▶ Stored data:
____________________

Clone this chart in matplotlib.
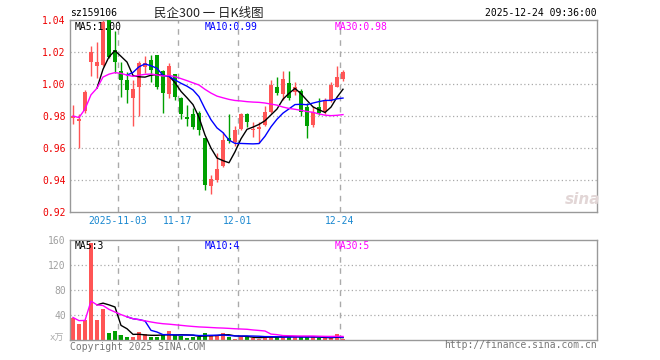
import matplotlib
matplotlib.use('Agg')
import matplotlib.pyplot as plt
import pandas as pd

symbol = 'sz159106'
title = '民企300 一 日K线图'
timestamp = '2025-12-24 09:36:00'

opens = [0.979, 0.977, 0.983, 1.014, 1.011, 1.012, 1.040, 1.021, 1.008, 1.0025,
         0.991, 0.998, 1.0105, 1.015, 1.018, 1.008, 0.994, 1.006, 0.991, 0.9796,
         0.981, 0.9817, 0.966, 0.9365, 0.940, 0.949, 0.966, 0.964, 0.972, 0.981,
         0.971, 0.9717, 0.9744, 0.9827, 0.9983, 0.994, 1.0004, 0.9952, 0.9958, 0.9858,
         0.9744, 0.9858, 0.9827, 0.990, 0.9983, 1.003]
closes = [0.980, 0.978, 0.995, 1.020, 1.014, 1.039, 1.017, 1.014, 1.0025, 0.996,
          0.997, 1.013, 1.013, 1.0085, 0.998, 0.9946, 1.011, 0.992, 0.9813, 0.978,
          0.9733, 0.971, 0.937, 0.9404, 0.947, 0.965, 0.9645, 0.9713, 0.981, 0.9765,
          0.972, 0.973, 0.9827, 0.9994, 0.9946, 1.003, 0.991, 0.9983, 0.9827, 0.9737,
          0.9827, 0.982, 0.990, 0.9994, 1.0046, 1.0077]
highs = [0.987, 0.981, 0.996, 1.024, 1.026, 1.041, 1.042, 1.033, 1.014, 1.0077,
         1.0025, 1.0146, 1.0175, 1.018, 1.018, 1.0085, 1.013, 1.0065, 0.992, 0.987,
         0.985, 0.983, 0.966, 0.943, 0.957, 0.970, 0.981, 0.974, 0.982, 0.982,
         0.9765, 0.976, 0.986, 1.0025, 1.0042, 1.008, 1.008, 1.0014, 0.997, 0.988,
         0.986, 0.991, 0.991, 1.001, 1.0112, 1.009]
lows = [0.975, 0.960, 0.982, 1.005, 1.004, 1.011, 1.016, 1.007, 0.992, 0.988,
        0.974, 0.980, 1.007, 1.001, 0.9967, 0.982, 0.991, 0.990, 0.978, 0.974,
        0.972, 0.968, 0.934, 0.931, 0.939, 0.948, 0.963, 0.961, 0.971, 0.973,
        0.967, 0.963, 0.974, 0.982, 0.993, 0.990, 0.990, 0.993, 0.980, 0.966,
        0.973, 0.9806, 0.981, 0.989, 0.998, 1.002]
volumes = [36, 26, 32, 155, 32, 50, 12, 15, 8, 5,
           5, 13, 9.6, 5, 5, 8, 14, 8, 7, 4,
           5.5, 5, 11, 8, 6.4, 11, 5.5, 2, 5.5, 5,
           4, 2, 5, 7, 5, 5.5, 5, 5, 5, 5,
           5, 3, 2.5, 2.5, 9.5, 1.5]

tick_idx = [8, 18, 28, 45]
tick_labels = ['2025-11-03', '11-17', '12-01', '12-24']
price_ticks = [0.92, 0.94, 0.96, 0.98, 1.00, 1.02, 1.04]
vol_ticks = [40, 80, 120, 160]
price_ma_labels = ['MA5:1.00', 'MA10:0.99', 'MA30:0.98']
vol_ma_labels = ['MA5:3', 'MA10:4', 'MA30:5']

RED = '#ff5555'
GREEN = '#00a000'
MONO = 'DejaVu Sans Mono'
FS = 7

W, H = 660, 360
fig = plt.figure(figsize=(6.6, 3.6), dpi=100)


def fx(px):
    return px / W


def fy(py):
    return 1 - py / H


ax = fig.add_axes([fx(70), fy(212), fx(597) - fx(70), fy(20) - fy(212)])
axv = fig.add_axes([fx(70), fy(340), fx(597) - fx(70), fy(240) - fy(340)])

n = len(closes)
xs = list(range(n))
xmax = -0.5 + 527 / 6

cs = pd.Series(closes)
ma5 = cs.rolling(5).mean()
ma10 = cs.rolling(10).mean()
ma30 = cs.rolling(30, min_periods=1).mean()
vs = pd.Series(volumes)
vma5 = vs.rolling(5).mean()
vma10 = vs.rolling(10).mean()
vma30 = vs.rolling(30, min_periods=1).mean()

colors = [RED if c >= o else GREEN for o, c in zip(opens, closes)]

# grids
for a, hl in ((ax, price_ticks[1:-1]), (axv, vol_ticks[:-1])):
    for v in hl:
        a.axhline(v, color='#aaaaaa', lw=0.9, ls=(0, (1, 2)), zorder=0)
    for t in tick_idx:
        a.axvline(t - 0.5, color='#aaaaaa', lw=1, ls=(0, (4, 4)), zorder=0)

# candles
ax.vlines(xs, lows, highs, colors=colors, lw=1, zorder=2)
bottoms = [min(o, c) for o, c in zip(opens, closes)]
heights = [max(abs(c - o), 0.0006) for o, c in zip(opens, closes)]
ax.bar(xs, heights, bottom=bottoms, width=0.78, color=colors, lw=0, zorder=3)

ax.plot(xs, ma5, color='black', lw=1, zorder=4)
ax.plot(xs, ma10, color='#0000ff', lw=1, zorder=4)
ax.plot(xs, ma30, color='#ff00ff', lw=1, zorder=4)

ax.set_xlim(-0.5, xmax)
ax.set_ylim(price_ticks[0], price_ticks[-1])
ax.set_yticks(price_ticks)
ax.set_yticklabels(['%.2f' % v for v in price_ticks], color='#ee0000',
                   fontsize=FS, family=MONO)
ax.set_xticks([])
ax.tick_params(axis='y', length=0, pad=3)

# volume
axv.bar(xs, volumes, width=0.78, color=colors, lw=0, zorder=2)
axv.plot(xs, vma5, color='black', lw=1, zorder=4)
axv.plot(xs, vma10, color='#0000ff', lw=1, zorder=4)
axv.plot(xs, vma30, color='#ff00ff', lw=1, zorder=4)
axv.set_xlim(-0.5, xmax)
axv.set_ylim(0, vol_ticks[-1])
axv.set_yticks(vol_ticks)
axv.set_yticklabels([str(v) for v in vol_ticks], color='#a0a0a0',
                    fontsize=FS, family=MONO)
axv.set_xticks([])
axv.tick_params(axis='y', length=0, pad=3)

for a in (ax, axv):
    for s in a.spines.values():
        s.set_color('#999999')
        s.set_linewidth(1)

# date labels
for t, lab in zip(tick_idx, tick_labels):
    xp = 70 + 6 * (t + 0.5) - 3
    fig.text(fx(xp), fy(221.5), lab, ha='center', va='center',
             color='#1a88d0', fontsize=FS, family=MONO)

# MA labels
ma_cols = ['black', '#0000ff', '#ff00ff']
for xp, lab, col in zip([75, 205, 335], price_ma_labels, ma_cols):
    fig.text(fx(xp), fy(26.5), lab, ha='left', va='center', color=col,
             fontsize=FS, family=MONO)
for xp, lab, col in zip([75, 205, 335], vol_ma_labels, ma_cols):
    fig.text(fx(xp), fy(246), lab, ha='left', va='center', color=col,
             fontsize=FS, family=MONO)

# header
fig.text(fx(70), fy(13), symbol, ha='left', va='center', color='black',
         fontsize=FS, family=MONO)
fig.text(fx(209), fy(13), title, ha='center', va='center', color='#222222',
         fontsize=9, family=['Noto Sans CJK SC', 'DejaVu Sans'])
fig.text(fx(597), fy(13), timestamp, ha='right', va='center', color='black',
         fontsize=FS, family=MONO)

# footer
fig.text(fx(64), fy(338), 'x万', ha='right', va='center', color='#aaaaaa',
         fontsize=6.5, family=['DejaVu Sans Mono', 'Noto Sans CJK SC'])
fig.text(fx(70), fy(346.5), 'Copyright 2025 SINA.COM', ha='left', va='center',
         color='#777777', fontsize=FS, family=MONO)
fig.text(fx(597), fy(345.5), 'http://finance.sina.com.cn', ha='right',
         va='center', color='#777777', fontsize=FS, family=MONO)

# watermark
fig.text(fx(583), fy(199), 'sina', ha='center', va='center', color='#e2d6d6',
         fontsize=11, fontweight='bold', style='italic', family='DejaVu Sans')

fig.savefig('out.png', dpi=100)
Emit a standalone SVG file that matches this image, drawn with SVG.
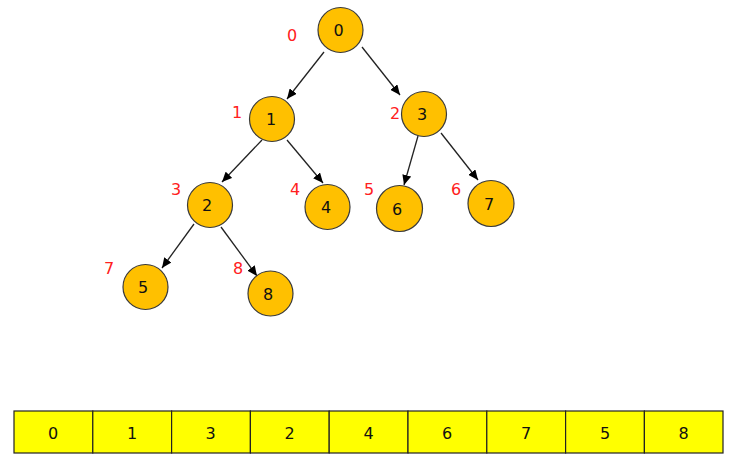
<svg xmlns="http://www.w3.org/2000/svg" width="734" height="462" viewBox="0 0 734 462">
<defs>
<marker id="ah" markerWidth="10" markerHeight="9" refX="10" refY="4.5" orient="auto" markerUnits="userSpaceOnUse">
<path d="M0,0 L10,4.5 L0,9 Z" fill="#000"/>
</marker>
<style>
.n circle{fill:#FFC000;stroke:#3a3a3a;stroke-width:1.2}
.t{font-family:"DejaVu Sans",Verdana,sans-serif;font-size:16px;text-anchor:middle;fill:#111}
.r{font-family:"DejaVu Sans",Verdana,sans-serif;font-size:16px;text-anchor:middle;fill:#ff2020}
.e line{stroke:#222;stroke-width:1.3;marker-end:url(#ah)}
.c rect{fill:#FFFF00;stroke:#222;stroke-width:1.2}
</style>
</defs>
<rect width="734" height="462" fill="#fff"/>
<g id="edges" class="e">
<line x1="324" y1="52" x2="287" y2="99"/>
<line x1="362" y1="47" x2="400" y2="95"/>
<line x1="262" y1="140" x2="222" y2="182"/>
<line x1="287" y1="140" x2="323" y2="183"/>
<line x1="194" y1="224" x2="162" y2="268"/>
<line x1="221" y1="227" x2="257" y2="276"/>
<line x1="418" y1="136" x2="404" y2="185"/>
<line x1="441" y1="133" x2="478" y2="180"/>
</g>
<g id="n0" class="n"><circle cx="340.5" cy="30" r="22.5"/><text class="t" x="338.5" y="36">0</text></g>
<g id="n1" class="n"><circle cx="272" cy="119" r="22.5"/><text class="t" x="271" y="125">1</text></g>
<g id="n3" class="n"><circle cx="424" cy="114" r="22.5"/><text class="t" x="422" y="120">3</text></g>
<g id="n2" class="n"><circle cx="210" cy="205" r="22.5"/><text class="t" x="207" y="211">2</text></g>
<g id="n4" class="n"><circle cx="327.5" cy="207" r="22.5"/><text class="t" x="326" y="213">4</text></g>
<g id="n6" class="n"><circle cx="399.5" cy="208.5" r="23"/><text class="t" x="397" y="215">6</text></g>
<g id="n7" class="n"><circle cx="491" cy="203.5" r="23"/><text class="t" x="489" y="210">7</text></g>
<g id="n5" class="n"><circle cx="145.5" cy="287" r="22.5"/><text class="t" x="143" y="293">5</text></g>
<g id="n8" class="n"><circle cx="270.5" cy="293.5" r="22.5"/><text class="t" x="268" y="300">8</text></g>
<g id="labels">
<text class="r" x="292" y="41">0</text>
<text class="r" x="237" y="118">1</text>
<text class="r" x="395" y="119">2</text>
<text class="r" x="176" y="195">3</text>
<text class="r" x="295" y="195">4</text>
<text class="r" x="369" y="195">5</text>
<text class="r" x="456" y="195">6</text>
<text class="r" x="109" y="274">7</text>
<text class="r" x="238" y="274">8</text>
</g>
<g id="array" class="c">
<rect x="14" y="411" width="78.8" height="42"/>
<rect x="92.8" y="411" width="78.8" height="42"/>
<rect x="171.6" y="411" width="78.8" height="42"/>
<rect x="250.4" y="411" width="78.8" height="42"/>
<rect x="329.2" y="411" width="78.8" height="42"/>
<rect x="408" y="411" width="78.8" height="42"/>
<rect x="486.8" y="411" width="78.8" height="42"/>
<rect x="565.6" y="411" width="78.8" height="42"/>
<rect x="644.4" y="411" width="78.6" height="42"/>
<text class="t" x="53" y="439">0</text>
<text class="t" x="132" y="439">1</text>
<text class="t" x="210.5" y="439">3</text>
<text class="t" x="289.5" y="439">2</text>
<text class="t" x="368.5" y="439">4</text>
<text class="t" x="447" y="439">6</text>
<text class="t" x="526" y="439">7</text>
<text class="t" x="605" y="439">5</text>
<text class="t" x="683.5" y="439">8</text>
</g>
</svg>
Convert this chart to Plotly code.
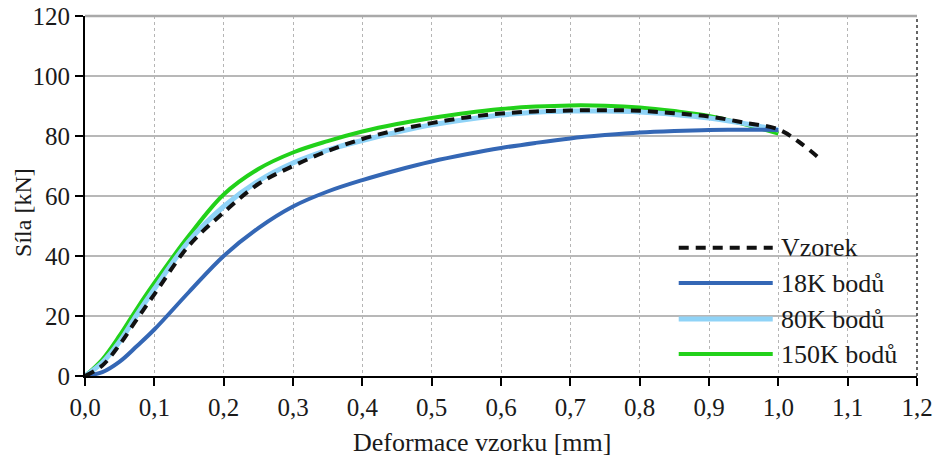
import plotly.graph_objects as go

# Deformation [mm] (finer steps in the initial rise), force [kN]
x_sim = [0, 0.025, 0.05, 0.075, 0.1, 0.15, 0.2, 0.25, 0.3, 0.35, 0.4, 0.45, 0.5,
         0.55, 0.6, 0.65, 0.7, 0.75, 0.8, 0.85, 0.9, 0.95, 1.0]
x_vzorek = x_sim + [1.03, 1.063]

f_vzorek = [0, 3.5, 10.5, 19, 27.2, 43.5, 54.5, 64, 70, 75, 79, 82, 84.3,
            86.2, 87.5, 88.2, 88.5, 88.6, 88.4, 87.6, 86.5, 84.5, 82.2,
            78, 71.8]
f_18k = [0, 1.3, 4.8, 10, 15.5, 28, 40, 49.3, 56.5, 61.5, 65.3, 68.6, 71.5,
         73.9, 76, 77.7, 79.2, 80.3, 81.2, 81.7, 82, 82.1, 82]
f_80k = [0, 4.5, 11.5, 20.5, 29, 45, 56.5, 65, 71, 75.3, 78.5, 81.3, 83.7,
         85.5, 87, 87.9, 88.3, 88.3, 88, 87.2, 86, 84.2, 82]
f_150k = [0, 5.5, 13.5, 22.5, 31, 46.8, 60.5, 69, 74.5, 78.3, 81.5, 84, 86,
          87.7, 89, 89.8, 90.2, 90.1, 89.5, 88.3, 86.7, 84, 80.8]

names = ["Vzorek", "18K bodů", "80K bodů", "150K bodů"]
colors = ["#111111", "#3467b5", "#8fd3f7", "#22d11a"]

x_ticks = [round(0.1 * i, 1) for i in range(13)]
y_ticks = [0, 20, 40, 60, 80, 100, 120]

FONT = "Liberation Serif, DejaVu Serif, serif"
TXT = "#1a1a1a"
DASH = "10px,7px"

fig = go.Figure()

fig.add_trace(go.Scatter(x=x_sim, y=f_150k, mode="lines", name=names[3],
                         line=dict(color=colors[3], width=4, shape="spline")))
fig.add_trace(go.Scatter(x=x_sim, y=f_80k, mode="lines", name=names[2],
                         line=dict(color=colors[2], width=5, shape="spline")))
fig.add_trace(go.Scatter(x=x_sim, y=f_18k, mode="lines", name=names[1],
                         line=dict(color=colors[1], width=4, shape="spline")))
fig.add_trace(go.Scatter(x=x_vzorek, y=f_vzorek, mode="lines", name=names[0],
                         line=dict(color=colors[0], width=4, shape="spline",
                                   dash=DASH)))

# Hand-built legend with long line samples
legend_y = [0.356, 0.258, 0.158, 0.061]
shapes = []
annotations = []
for i, (nm, col) in enumerate(zip(names, colors)):
    shapes.append(dict(type="line", xref="paper", yref="paper",
                       x0=0.7136, x1=0.8266, y0=legend_y[i], y1=legend_y[i],
                       line=dict(color=col, width=5 if i == 2 else 4,
                                 dash=DASH if i == 0 else "solid")))
    annotations.append(dict(xref="paper", yref="paper", x=0.834, y=legend_y[i],
                            text=nm, showarrow=False, xanchor="left",
                            yanchor="middle",
                            font=dict(family=FONT, size=26, color=TXT)))

# Frame: grey top edge and dotted right edge
shapes.append(dict(type="line", xref="paper", yref="paper", x0=0, x1=1,
                   y0=1, y1=1, line=dict(color="#a9a9a9", width=2.5)))
shapes.append(dict(type="line", xref="paper", yref="paper", x0=1, x1=1,
                   y0=0, y1=1, line=dict(color="#333333", width=1.5, dash="dot")))

# Axis titles
annotations.append(dict(xref="paper", yref="paper", x=0.477, y=-0.186,
                        text="Deformace vzorku [mm]", showarrow=False,
                        xanchor="center", yanchor="middle",
                        font=dict(family=FONT, size=26, color=TXT)))
annotations.append(dict(xref="paper", yref="paper", x=-0.0745, y=0.453,
                        text="Síla [kN]", showarrow=False, textangle=-90,
                        xanchor="center", yanchor="middle",
                        font=dict(family=FONT, size=24, color=TXT)))

fig.update_layout(
    width=936, height=461,
    margin=dict(l=85, r=19, t=16, b=85),
    paper_bgcolor="white", plot_bgcolor="white",
    separators=", ",
    showlegend=False,
    font=dict(family=FONT, size=25, color=TXT),
    shapes=shapes,
    annotations=annotations,
    xaxis=dict(range=[0, 1.2], tickvals=x_ticks, tickformat=".1f",
               automargin=False,
               showgrid=True, gridcolor="#b5b5b5", gridwidth=1, griddash="dot",
               showline=True, linecolor="black", linewidth=2,
               ticks="outside", ticklen=8, tickwidth=2, tickcolor="black",
               zeroline=False, tickfont=dict(family=FONT, size=25, color=TXT)),
    yaxis=dict(range=[0, 120], tickvals=y_ticks, automargin=False,
               showgrid=True, gridcolor="#b8b8b8", gridwidth=1.5,
               showline=True, linecolor="black", linewidth=2,
               ticks="outside", ticklen=8, tickwidth=2, tickcolor="black",
               zeroline=False, tickfont=dict(family=FONT, size=25, color=TXT)),
)

fig.write_html("out.html")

____________________

▶ WHAT IS BEING ASKED:
Please quote exactly the run of lines that starts the entries and ends at the line containing "timestamp = '2025-12-24 09:36:00'", leaving out every picture.

▶ RESPONSE BELOW:
Clone this chart in matplotlib.
import matplotlib
matplotlib.use('Agg')
import matplotlib.pyplot as plt
import pandas as pd

symbol = 'sz159106'
title = '民企300 一 日K线图'
timestamp = '2025-12-24 09:36:00'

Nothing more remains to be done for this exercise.